_PROBLEM TO SOLVE_
Scan the data below for the string "this". Show every line where it turns up.

_EXCERPTED DATA_
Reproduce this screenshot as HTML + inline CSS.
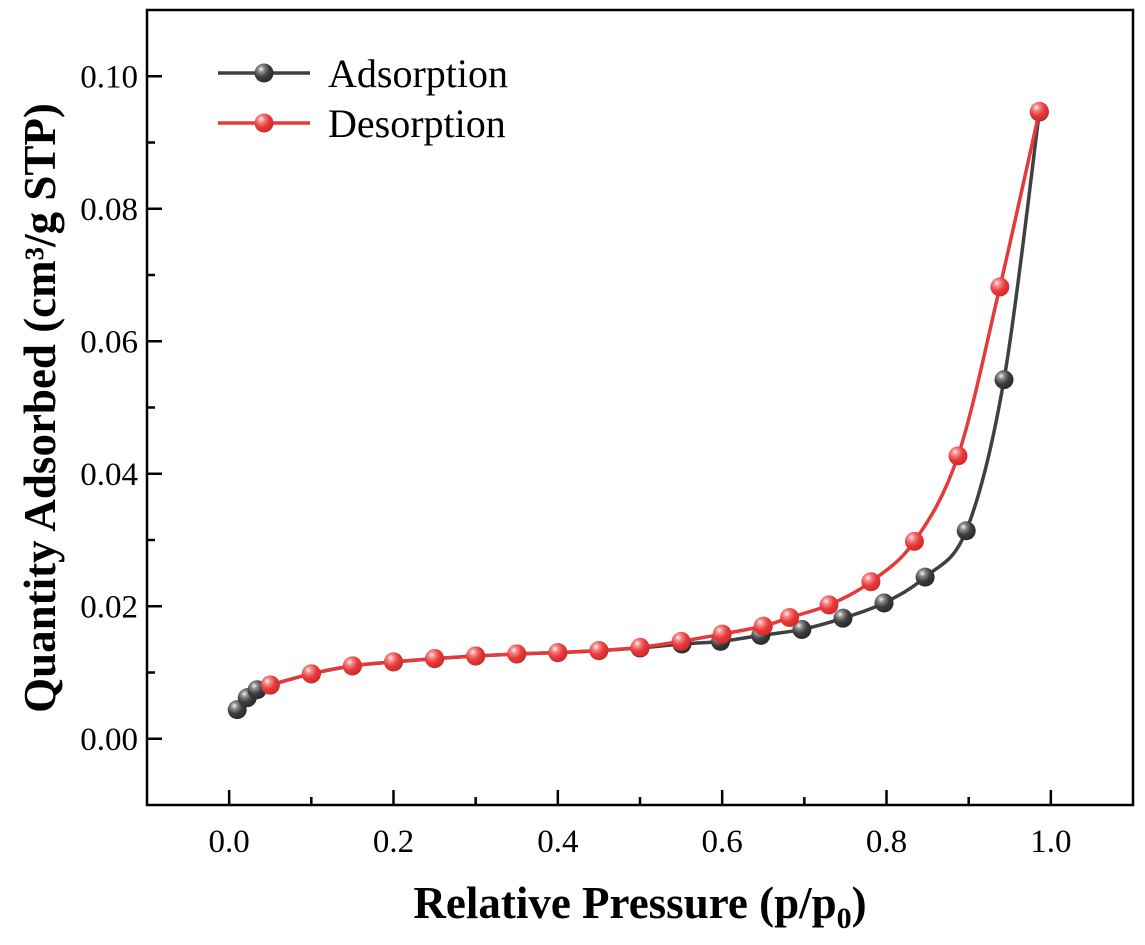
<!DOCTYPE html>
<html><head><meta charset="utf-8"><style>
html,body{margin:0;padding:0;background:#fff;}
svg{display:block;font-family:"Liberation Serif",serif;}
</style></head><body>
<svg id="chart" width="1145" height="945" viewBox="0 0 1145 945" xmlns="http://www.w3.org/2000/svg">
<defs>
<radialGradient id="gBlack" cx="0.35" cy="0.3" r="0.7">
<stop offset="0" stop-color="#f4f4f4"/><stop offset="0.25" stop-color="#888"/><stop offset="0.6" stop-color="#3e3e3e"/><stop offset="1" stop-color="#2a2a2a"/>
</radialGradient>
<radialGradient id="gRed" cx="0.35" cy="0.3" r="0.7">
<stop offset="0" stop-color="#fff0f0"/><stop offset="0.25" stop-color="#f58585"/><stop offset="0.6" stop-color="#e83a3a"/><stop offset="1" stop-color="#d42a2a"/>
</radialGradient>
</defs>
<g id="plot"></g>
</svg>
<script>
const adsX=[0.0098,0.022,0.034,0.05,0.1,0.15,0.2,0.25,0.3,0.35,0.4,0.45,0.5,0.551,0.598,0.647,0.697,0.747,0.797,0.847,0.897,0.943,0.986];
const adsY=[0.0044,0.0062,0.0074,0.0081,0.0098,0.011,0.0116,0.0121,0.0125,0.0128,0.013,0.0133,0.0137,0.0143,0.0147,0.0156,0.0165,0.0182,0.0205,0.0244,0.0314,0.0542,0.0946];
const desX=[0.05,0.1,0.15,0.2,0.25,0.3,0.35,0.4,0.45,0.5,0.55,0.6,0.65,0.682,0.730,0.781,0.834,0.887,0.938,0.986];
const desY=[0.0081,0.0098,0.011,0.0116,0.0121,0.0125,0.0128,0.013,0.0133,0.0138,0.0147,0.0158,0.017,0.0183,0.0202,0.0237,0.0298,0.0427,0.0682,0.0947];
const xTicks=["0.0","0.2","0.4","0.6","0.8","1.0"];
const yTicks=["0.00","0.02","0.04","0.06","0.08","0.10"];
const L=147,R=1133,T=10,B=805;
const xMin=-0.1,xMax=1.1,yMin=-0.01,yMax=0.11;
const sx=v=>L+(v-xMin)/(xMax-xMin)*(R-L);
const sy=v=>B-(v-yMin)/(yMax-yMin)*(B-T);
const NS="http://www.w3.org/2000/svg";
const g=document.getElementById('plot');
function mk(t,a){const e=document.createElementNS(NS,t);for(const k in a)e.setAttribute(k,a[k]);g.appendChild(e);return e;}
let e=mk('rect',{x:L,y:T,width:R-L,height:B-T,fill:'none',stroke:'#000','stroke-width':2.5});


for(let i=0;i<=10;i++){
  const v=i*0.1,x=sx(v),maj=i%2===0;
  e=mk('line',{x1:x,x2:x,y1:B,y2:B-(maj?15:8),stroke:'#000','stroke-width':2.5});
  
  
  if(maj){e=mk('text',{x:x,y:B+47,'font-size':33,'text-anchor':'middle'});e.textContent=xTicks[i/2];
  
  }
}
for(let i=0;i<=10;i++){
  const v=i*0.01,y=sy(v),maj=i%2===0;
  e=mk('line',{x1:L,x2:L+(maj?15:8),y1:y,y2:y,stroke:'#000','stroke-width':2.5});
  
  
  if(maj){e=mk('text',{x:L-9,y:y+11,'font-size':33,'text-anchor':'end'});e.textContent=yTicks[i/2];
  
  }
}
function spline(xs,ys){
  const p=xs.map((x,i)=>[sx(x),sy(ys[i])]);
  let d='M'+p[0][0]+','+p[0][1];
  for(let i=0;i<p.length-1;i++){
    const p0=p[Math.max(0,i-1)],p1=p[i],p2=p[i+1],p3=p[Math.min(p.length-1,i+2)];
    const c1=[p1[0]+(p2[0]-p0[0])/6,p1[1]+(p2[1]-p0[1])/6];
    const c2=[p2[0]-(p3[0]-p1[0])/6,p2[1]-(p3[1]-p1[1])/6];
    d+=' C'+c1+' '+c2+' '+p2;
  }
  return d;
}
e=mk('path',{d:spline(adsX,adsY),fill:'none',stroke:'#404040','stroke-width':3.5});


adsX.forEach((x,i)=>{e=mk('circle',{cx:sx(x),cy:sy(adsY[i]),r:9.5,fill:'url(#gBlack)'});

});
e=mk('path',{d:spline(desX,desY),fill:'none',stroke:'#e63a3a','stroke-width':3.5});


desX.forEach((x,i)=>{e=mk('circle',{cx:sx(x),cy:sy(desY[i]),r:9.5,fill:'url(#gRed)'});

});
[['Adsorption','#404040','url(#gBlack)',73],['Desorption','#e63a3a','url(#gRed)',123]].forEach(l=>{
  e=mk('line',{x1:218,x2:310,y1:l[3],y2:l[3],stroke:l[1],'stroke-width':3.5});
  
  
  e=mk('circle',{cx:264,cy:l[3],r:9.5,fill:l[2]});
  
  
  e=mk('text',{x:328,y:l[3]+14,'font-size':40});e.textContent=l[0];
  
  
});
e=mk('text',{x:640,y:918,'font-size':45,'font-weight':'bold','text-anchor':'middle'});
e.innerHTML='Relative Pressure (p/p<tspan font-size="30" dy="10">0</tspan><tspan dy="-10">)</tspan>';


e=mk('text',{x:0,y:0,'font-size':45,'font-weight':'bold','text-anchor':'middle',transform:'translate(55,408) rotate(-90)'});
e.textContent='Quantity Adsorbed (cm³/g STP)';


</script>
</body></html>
* * *
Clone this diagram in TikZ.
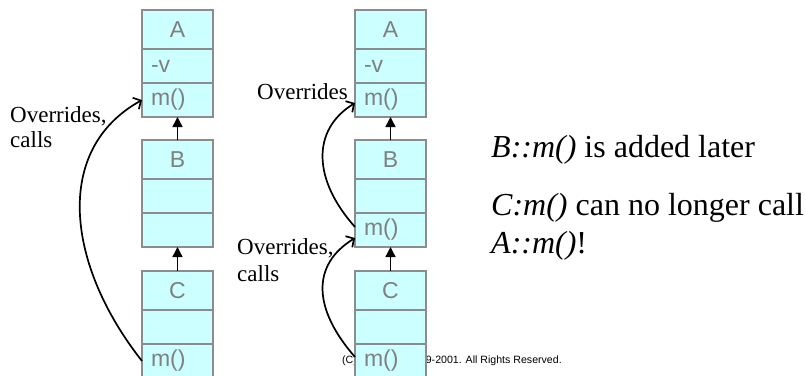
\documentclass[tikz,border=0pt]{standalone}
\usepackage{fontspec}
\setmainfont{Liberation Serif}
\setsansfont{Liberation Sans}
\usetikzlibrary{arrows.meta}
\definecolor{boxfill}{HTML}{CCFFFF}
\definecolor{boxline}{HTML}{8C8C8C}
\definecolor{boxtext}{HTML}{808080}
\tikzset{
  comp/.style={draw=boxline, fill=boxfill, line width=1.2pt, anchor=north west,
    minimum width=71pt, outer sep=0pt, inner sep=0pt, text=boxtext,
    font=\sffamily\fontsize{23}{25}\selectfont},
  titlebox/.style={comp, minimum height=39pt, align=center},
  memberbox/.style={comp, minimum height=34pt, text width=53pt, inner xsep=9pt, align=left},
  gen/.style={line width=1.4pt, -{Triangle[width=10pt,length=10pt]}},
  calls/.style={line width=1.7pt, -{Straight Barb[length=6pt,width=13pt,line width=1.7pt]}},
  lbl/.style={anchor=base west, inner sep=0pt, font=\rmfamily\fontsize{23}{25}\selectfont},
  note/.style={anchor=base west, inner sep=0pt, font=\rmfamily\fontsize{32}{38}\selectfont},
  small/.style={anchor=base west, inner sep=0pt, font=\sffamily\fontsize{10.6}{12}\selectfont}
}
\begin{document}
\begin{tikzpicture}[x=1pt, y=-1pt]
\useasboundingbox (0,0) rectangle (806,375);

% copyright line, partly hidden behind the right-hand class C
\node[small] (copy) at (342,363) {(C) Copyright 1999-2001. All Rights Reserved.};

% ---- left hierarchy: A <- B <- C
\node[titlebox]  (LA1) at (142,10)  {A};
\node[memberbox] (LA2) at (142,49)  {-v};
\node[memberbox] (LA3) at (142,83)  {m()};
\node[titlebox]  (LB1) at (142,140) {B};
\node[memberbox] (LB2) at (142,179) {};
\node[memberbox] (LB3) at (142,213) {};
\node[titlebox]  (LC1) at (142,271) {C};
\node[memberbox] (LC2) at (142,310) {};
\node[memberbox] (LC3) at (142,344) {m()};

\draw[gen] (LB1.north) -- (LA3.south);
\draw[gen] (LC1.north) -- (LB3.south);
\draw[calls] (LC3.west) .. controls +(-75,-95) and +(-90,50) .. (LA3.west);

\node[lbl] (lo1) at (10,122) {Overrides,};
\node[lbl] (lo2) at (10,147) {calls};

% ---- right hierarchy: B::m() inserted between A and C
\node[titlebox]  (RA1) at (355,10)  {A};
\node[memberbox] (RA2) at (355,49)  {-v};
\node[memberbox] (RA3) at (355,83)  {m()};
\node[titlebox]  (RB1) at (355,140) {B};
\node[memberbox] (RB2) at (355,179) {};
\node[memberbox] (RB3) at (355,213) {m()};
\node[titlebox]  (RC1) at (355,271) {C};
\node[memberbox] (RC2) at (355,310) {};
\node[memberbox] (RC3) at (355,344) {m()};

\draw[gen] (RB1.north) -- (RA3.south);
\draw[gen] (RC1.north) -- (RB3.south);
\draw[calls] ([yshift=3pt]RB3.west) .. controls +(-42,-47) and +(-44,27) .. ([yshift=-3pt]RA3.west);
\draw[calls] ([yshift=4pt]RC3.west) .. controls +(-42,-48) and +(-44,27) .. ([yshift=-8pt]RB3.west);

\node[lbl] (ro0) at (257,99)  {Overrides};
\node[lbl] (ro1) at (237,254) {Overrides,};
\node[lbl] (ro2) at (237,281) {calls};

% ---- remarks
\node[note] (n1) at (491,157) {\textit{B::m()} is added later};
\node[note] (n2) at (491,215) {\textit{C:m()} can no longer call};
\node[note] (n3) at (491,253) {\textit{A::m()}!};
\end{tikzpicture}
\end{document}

_OUTPUT OF THE EXERCISE_
Reproduce this screenshot as HTML + inline CSS.
Clone this diagram in TikZ.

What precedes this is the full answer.